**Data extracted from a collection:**
──────────────────────────────

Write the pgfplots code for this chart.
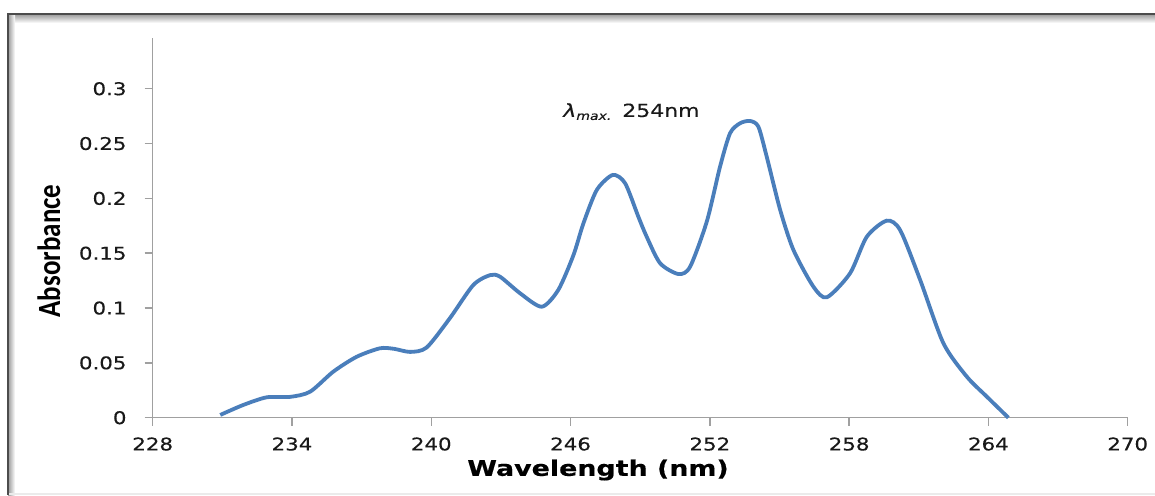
\documentclass[border=0pt]{standalone}
\usepackage{pgfplots}
\pgfplotsset{compat=1.18}
\usepackage{fontspec}
\setmainfont{DejaVu Sans}
\newfontfamily\tickfont[FakeStretch=1.22,FakeBold=0.3]{DejaVu Sans}
\newfontfamily\labfont[FakeStretch=1.25,FakeBold=0.4]{DejaVu Sans}
\newfontfamily\absfont{Carlito}
\definecolor{serblue}{HTML}{4A7EBB}
\definecolor{axgray}{RGB}{160,160,160}
\begin{document}
\begin{tikzpicture}[x=1pt,y=1pt]
\useasboundingbox (0,0) rectangle (1155,495);
\fill[white] (0,0) rectangle (1155,495);
\shade[top color=black!40, bottom color=white] (8,472) rectangle (1155,481);
\shade[left color=black!40, right color=white] (8,0) rectangle (15,481);
\fill[black!8] (8,0) rectangle (1155,2);
\draw[line width=2pt, black!70] (8.3,0) -- (8.3,481) -- (1155,481);
\begin{axis}[
  at={(152.7pt,77.3pt)}, anchor=south west,
  scale only axis, width=975pt, height=379.4pt,
  xmin=228, xmax=270, ymin=0, ymax=0.346,
  axis x line*=bottom, axis y line*=left,
  axis line style={draw=axgray, line width=1.5pt, -},
  xtick={228,234,240,246,252,258,264,270},
  xticklabels={228,234,240,246,252,258,264,270},
  ytick={0,0.05,0.1,0.15,0.2,0.25,0.3},
  yticklabels={0,0.05,0.1,0.15,0.2,0.25,0.3},
  tick align=outside, major tick length=8pt,
  tick style={draw=axgray, line width=1.5pt},
  xticklabel style={font=\tickfont\fontsize{17.5}{17.5}\selectfont, text=black!90, anchor=north, inner sep=0pt, yshift=-11.5pt},
  yticklabel style={font=\tickfont\fontsize{17.5}{17.5}\selectfont, text=black!90, anchor=east, inner sep=0pt, xshift=-18pt},
  clip=false,
]
\addplot[serblue, line width=3.8pt, smooth, tension=0.45] coordinates {
(230.91,0.0025) (231.9,0.0116) (232.91,0.0186) (233.92,0.019) (234.78,0.0237)
(235.78,0.042) (236.79,0.0556) (237.79,0.0633) (238.4,0.0628) (239.09,0.060)
(239.8,0.064) (240.8,0.0907) (241.81,0.121) (242.53,0.130) (242.96,0.1286)
(243.83,0.1134) (244.76,0.1012) (245.47,0.1165) (246.12,0.1480) (246.55,0.177)
(247.13,0.2077) (247.82,0.2214) (248.35,0.2138) (248.92,0.1833) (249.28,0.165)
(249.86,0.1408) (250.65,0.131) (251.15,0.1377) (251.87,0.1790) (252.44,0.229)
(252.87,0.2594) (253.3,0.2685) (253.73,0.2706) (254.09,0.2654) (254.45,0.238)
(255.03,0.1894) (255.6,0.153) (256.46,0.1195) (257.04,0.1098)
(258.04,0.1317) (258.76,0.165) (259.62,0.1797) (260.2,0.171) (261.06,0.1256)
(262.06,0.0679) (263.07,0.0374) (263.93,0.0192) (264.86,0.0)
};
\node[anchor=base west, inner sep=0pt, text=black!90] at (axis cs:245.68,0.2743)
  {\tickfont\fontsize{18}{18}\selectfont\itshape λ\raisebox{-3pt}{\fontsize{11.5}{11.5}\selectfont max.}\upshape\hspace{11pt}254nm};
\end{axis}
\node[rotate=90, inner sep=0pt] at (49,244) {\scalebox{1}[1.2]{\absfont\bfseries\fontsize{27}{27}\selectfont Absorbance}};
\node[inner sep=0pt] at (598,25) {\labfont\bfseries\fontsize{21.5}{21.5}\selectfont Wavelength (nm)};
\end{tikzpicture}
\end{document}
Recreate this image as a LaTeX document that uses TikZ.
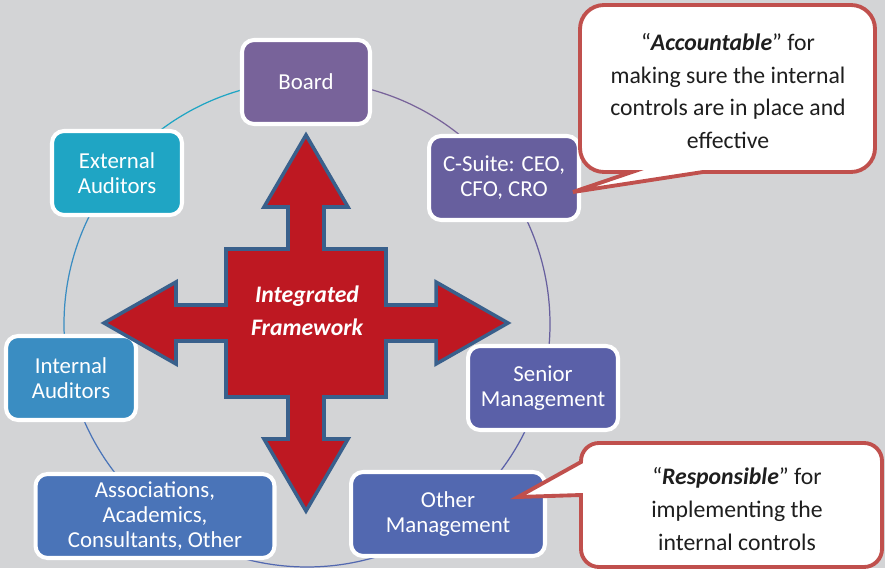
\documentclass[tikz,border=0pt]{standalone}
\usepackage{fontspec}
\setmainfont{Carlito}
\definecolor{xBack}{RGB}{211,212,214}
\definecolor{xBoard}{RGB}{120,99,154}
\definecolor{xSuite}{RGB}{103,95,158}
\definecolor{xSenior}{RGB}{90,96,168}
\definecolor{xOther}{RGB}{82,104,176}
\definecolor{xAssoc}{RGB}{74,116,184}
\definecolor{xInternal}{RGB}{58,141,194}
\definecolor{xExternal}{RGB}{31,165,196}
\definecolor{xCross}{RGB}{190,24,34}
\definecolor{xEdge}{RGB}{57,96,140}
\definecolor{xCallout}{RGB}{192,80,77}
\definecolor{xInk}{RGB}{30,30,30}
\newcommand{\boxfont}{\fontsize{13}{14.2}\selectfont}
\newcommand{\notefont}{\fontsize{13.5}{18.7}\selectfont}
\tikzset{
  unit/.style={draw=white, line width=2.3pt, rounded corners=0.24cm, align=center, text=white,
               font=\boxfont, inner sep=1pt, minimum height=1.68cm},
  ring/.style={line width=0.7pt},
  cross/.style={fill=xCross, draw=xEdge, line width=2pt},
  callout/.style={fill=white, draw=xCallout, line width=2.2pt},
  note/.style={align=center, font=\notefont, text=xInk},
}

\begin{document}
\begin{tikzpicture}[x=0.02cm, y=0.02cm]
    \fill[xBack] (0,0) rectangle (885,568);
    \useasboundingbox (0,0) rectangle (885,568);
    \coordinate (o) at (307,244);
    % ring behind the boxes
    \draw[ring, xBoard]    (o) ++(90:243)    arc[start angle=90,    end angle=36.5,   radius=243];
    \draw[ring, xSuite]    (o) ++(36.5:243)  arc[start angle=36.5,  end angle=-15,    radius=243];
    \draw[ring, xSenior]   (o) ++(-15:243)   arc[start angle=-15,   end angle=-53,    radius=243];
    \draw[ring, xOther]    (o) ++(-53:243)   arc[start angle=-53,   end angle=-128.5, radius=243];
    \draw[ring, xAssoc]    (o) ++(-128.5:243) arc[start angle=-128.5, end angle=-167,  radius=243];
    \draw[ring, xInternal] (o) ++(-167:243)  arc[start angle=-167,  end angle=-218.5, radius=243];
    \draw[ring, xExternal] (o) ++(141.5:243) arc[start angle=141.5, end angle=90,     radius=243];
    \node[unit, fill=xBoard,    minimum width=2.56cm] (b) at (306,486) {Board};
    \node[unit, fill=xSuite,    minimum width=3cm]    (c) at (504,390) {C-Suite: CEO,\\CFO, CRO};
    \node[unit, fill=xSenior,   minimum width=3cm]    (s) at (543,180) {Senior\\Management};
    \node[unit, fill=xOther,    minimum width=3.88cm] (m) at (448,54)  {Other\\Management};
    \node[unit, fill=xAssoc,    minimum width=4.78cm] (a) at (155,52)  {Associations,\\Academics,\\Consultants, Other};
    \node[unit, fill=xInternal, minimum width=2.6cm]  (i) at (71,190)  {Internal\\Auditors};
    \node[unit, fill=xExternal, minimum width=2.6cm]  (e) at (117,395) {External\\Auditors};
    % four-way arrow
    \begin{scope}[shift={(306,245)}]
      \draw[cross] (0,188) -- (42,116) -- (18,116) -- (18,74) -- (80,74) -- (80,18) -- (130,18)
        -- (130,41) -- (202,0) -- (130,-41) -- (130,-18) -- (80,-18) -- (80,-74) -- (18,-74)
        -- (18,-116) -- (42,-116) -- (0,-188) -- (-42,-116) -- (-18,-116) -- (-18,-74) -- (-80,-74)
        -- (-80,-18) -- (-130,-18) -- (-130,-41) -- (-202,0) -- (-130,41) -- (-130,18) -- (-80,18)
        -- (-80,74) -- (-18,74) -- (-18,116) -- (-42,116) -- cycle;
    \end{scope}
    \node[note, text=white, font=\notefont\bfseries\itshape] (f) at (307,257) {Integrated\\Framework};
    % callouts
    \draw[callout, rounded corners=0.48cm] (728,563) -- (580,563) -- (580,396) [sharp corners]
      -- (632,396) -- (573,376) -- (703,396) [rounded corners=0.48cm] -- (875,396) -- (875,563) -- cycle;
    \node[note] (ac) at (728,477) {“\textbf{\textit{Accountable}}” for\\making sure the internal\\controls are in place and\\effective};
    \draw[callout, rounded corners=0.36cm] (730,125) -- (581,125) [sharp corners] -- (581,106)
      -- (518,71) -- (581,73) [rounded corners=0.36cm] -- (581,1) -- (882,1) -- (882,125) -- cycle;
    \node[note] (rs) at (737,59) {“\textbf{\textit{Responsible}}” for\\implementing the\\internal controls};
  \end{tikzpicture}
\end{document}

──────────────────────────────

**Job:**
Determine how many lines in the listing above hold the string "this", then write only the number.

**Exercise answer:**
2